The right hon. Gentleman, in his presentation, said that the motion succinctly outlines the main issues, so I do not see any reason for me to repeat all the messages contained in the excellent contributions we have already heard and I am sure we will hear before the close of the debate. It will suffice if I just make a few points.
TB is the world’s deadliest infection with, as we have heard, 1.7 million deaths in 2017. The WHO declared it a global health emergency in 1993 and it has not diminished since then. The UK has a very proud record. DFID should be pleased with the respect and recognition it and the UK have received for helping to address the issue across the world. World progress, however, is slow. It appears that the comparison with funding for HIV/AIDS and for malaria does not stand up to scrutiny, and I will come back to that in questions that I will pose to the Minister in due course.
If I may, however, I will stray for a moment from infectious diseases to one of the world’s other huge killers—that is, road crashes—which has an even lower profile. Annually, 1.25 million people die on the world’s roads and 20 million are seriously injured. The figures for malaria—I am not diminishing this in any way, shape or form—show that 429,000 died from malaria in 2015, which is the last year for which figures are available, and 1 million died from HIV/AIDS. There were 1.25 million deaths from road crashes. The UN and the World Health Organisation have recognised that this carnage needs to be addressed and two specific sustainable development goals address just that issue.
The United Kingdom is a world leader on safer roads. We can be of great help to many countries. The fire and rescue service and fire industry charity Fire Aid, which I chair, delivers post-crash response equipment and training to 30 countries. We are engaged with DFID and the Department for Transport and I hope that we can strengthen those links in future, because we can contribute much more to reducing these awful deaths—many are children on the way to and from school.
As I mentioned, I have just a few questions to pose to the Minister. I would be grateful if she could respond later, and if not, I would be very happy to receive correspondence in due course. First, can DFID commit to working with partners to close the TB funding gap? Secondly, will UK embassies champion TB in all high TB burden countries? Thirdly, will DFID establish a specific programme for new resources for TB, as it has for malaria and HIV/AIDS? Fourthly, will the Minister make DFID’s overall investment in HIV, TB and malaria in each of the last five years available through the devtracker website?
In conclusion, east London has been the hotspot in the UK for TB for—forever probably, but certainly in recent years. As the right hon. Member for Arundel and South Downs mentioned, the number of notifiable TB cases was 5,000 in 2017, down from 8,000 in 2011. We are going in the right direction, but people still die from TB in the UK, so it is a domestic issue as well as a global one.

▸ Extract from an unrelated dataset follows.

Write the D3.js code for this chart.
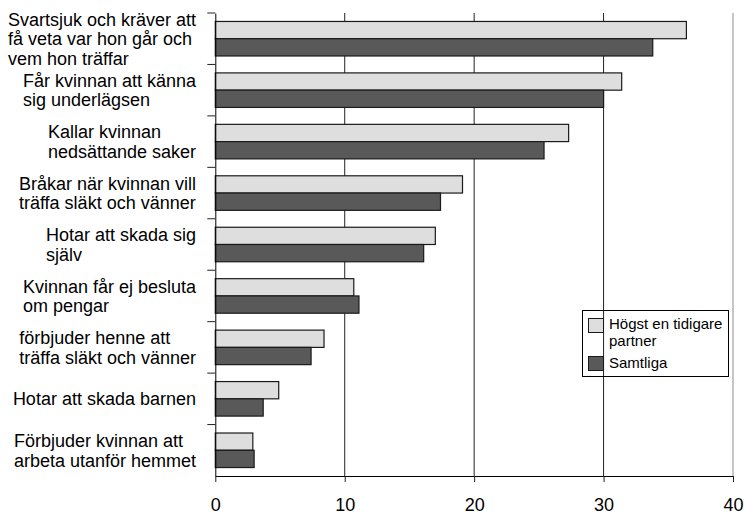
<!DOCTYPE html>
<html><head><meta charset="utf-8">
<script src="https://cdn.jsdelivr.net/npm/d3@7"></script>
<style>
html,body{margin:0;padding:0;background:#fff;}
svg{display:block;font-family:"Liberation Sans",Arial,sans-serif;}
</style></head>
<body>
<svg id="chart" width="744" height="514"></svg>
<script>
const categories = [
  "Svartsjuk och kräver att\nfå veta var hon går och\nvem hon träffar",
  "Får kvinnan att känna\nsig underlägsen",
  "Kallar kvinnan\nnedsättande saker",
  "Bråkar när kvinnan vill\nträffa släkt och vänner",
  "Hotar att skada sig\nsjälv",
  "Kvinnan får ej besluta\nom pengar",
  "förbjuder henne att\nträffa släkt och vänner",
  "Hotar att skada barnen",
  "Förbjuder kvinnan att\narbeta utanför hemmet"
];
const seriesNames = ["Högst en tidigare partner", "Samtliga"];
const legendLabels = [["Högst en tidigare", "partner"], ["Samtliga"]];
const hogst = [36.4, 31.4, 27.3, 19.1, 17.0, 10.7, 8.4, 4.9, 2.9];
const samtliga = [33.8, 30.0, 25.4, 17.4, 16.1, 11.1, 7.4, 3.7, 3.0];
const xTicks = [0, 10, 20, 30, 40];
const colors = ["#dedede", "#595959"];

const svg = d3.select("#chart");
const L = 215.3, R = 733, T = 13, B = 476;

const x = d3.scaleLinear().domain([0, 40]).range([L, R]);
const y = d3.scaleBand().domain(d3.range(categories.length)).range([T, B]).padding(0);
const ys = d3.scaleBand().domain([0, 1]).range([0, y.bandwidth()]).paddingInner(0).paddingOuter(0.49);

// gridlines
svg.append("g").selectAll("line").data(xTicks.slice(1)).join("line")
  .attr("x1", d => x(d)).attr("x2", d => x(d))
  .attr("y1", T).attr("y2", B)
  .attr("stroke", d => d === 40 ? "#8c8c8c" : "#222").attr("stroke-width", 1);

// bars
const data = categories.map((c, i) => ({i, vals: [hogst[i], samtliga[i]]}));
const g = svg.append("g").selectAll("g").data(data).join("g")
  .attr("transform", d => `translate(0,${y(d.i)})`);
g.selectAll("rect").data(d => d.vals.map((v, k) => ({v, k}))).join("rect")
  .attr("x", x(0)).attr("y", d => ys(d.k))
  .attr("width", d => x(d.v) - x(0)).attr("height", ys.bandwidth())
  .attr("fill", d => colors[d.k]).attr("stroke", "#1a1a1a").attr("stroke-width", 1.2);

// x axis
const xAxis = d3.axisBottom(x).tickValues(xTicks).tickSize(6).tickSizeOuter(0).tickPadding(16);
const xg = svg.append("g").attr("transform", `translate(0,${B})`).call(xAxis);
xg.select(".domain").attr("stroke", "#000");
xg.selectAll(".tick line").attr("stroke", "#222");
xg.selectAll("text").attr("font-size", 18).attr("fill", "#000")
  .attr("font-family", "Liberation Sans, Arial, sans-serif");

// y axis
const yAxis = d3.axisLeft(y).tickFormat("").tickSize(0).tickSizeOuter(0);
const yg = svg.append("g").attr("transform", `translate(${L},0)`).call(yAxis);
yg.select(".domain").attr("stroke", "#000");
yg.selectAll(".tick").remove();
svg.append("g").selectAll("line").data(d3.range(categories.length)).join("line")
  .attr("x1", L - 8).attr("x2", L).attr("y1", d => y(d)).attr("y2", d => y(d))
  .attr("stroke", "#222");

// category labels
const lh = 19.5;
const lab = svg.append("g").attr("font-size", 18).attr("fill", "#000");
categories.forEach((c, i) => {
  const lines = c.split("\n");
  const t = lab.append("text");
  const cy = y(i) + y.bandwidth() / 2;
  const y0 = cy - (lines.length - 1) * lh / 2 + 6.5;
  lines.forEach((ln, j) => t.append("tspan").attr("y", y0 + j * lh).text(ln));
  let maxW = 0;
  t.selectAll("tspan").each(function(){ maxW = Math.max(maxW, this.getComputedTextLength()); });
  t.selectAll("tspan").attr("x", 196 - maxW);
});

// legend
const lg = svg.append("g");
lg.append("rect").attr("x", 582.5).attr("y", 310.5).attr("width", 146).attr("height", 66)
  .attr("fill", "none").attr("stroke", "#000").attr("stroke-width", 1);
const sw = [[318.5], [356.5]];
seriesNames.forEach((s, k) => {
  lg.append("rect").attr("x", 588.5).attr("y", sw[k][0]).attr("width", 15).attr("height", 14)
    .attr("fill", colors[k]).attr("stroke", "#1a1a1a");
});
const lt = lg.append("g").attr("font-size", 15).attr("fill", "#000");
const lBase = [[329, 345.5], [367.5]];
legendLabels.forEach((lines, k) => {
  lines.forEach((ln, j) => lt.append("text").attr("x", 609).attr("y", lBase[k][j]).text(ln));
});
</script>
</body></html>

I am grateful to consultant physician Dr Veronica White and her colleagues—she is a TB specialist at Barts and the Royal London NHS Trust—for all the work that they do in east London and to help the UK’s efforts, and for her briefing. I am also grateful to Alysa Remtulla from STOPAIDS and Janika Hauser from the all-party group on Global Tuberculosis for their assistance in producing briefings for all of us for this debate.
This is a hugely important issue. I echo the request to the Prime Minister—I think I signed the letter that the right hon. Member for Arundel and South Downs circulated last year—to attend the high-level global meeting. She will need relief from Brexit at some point. This would give her the perfect antidote by letting her concentrate on something on which I am sure the whole House will agree. It will give her the opportunity to take her mind off what is happening here and between us and the Commission.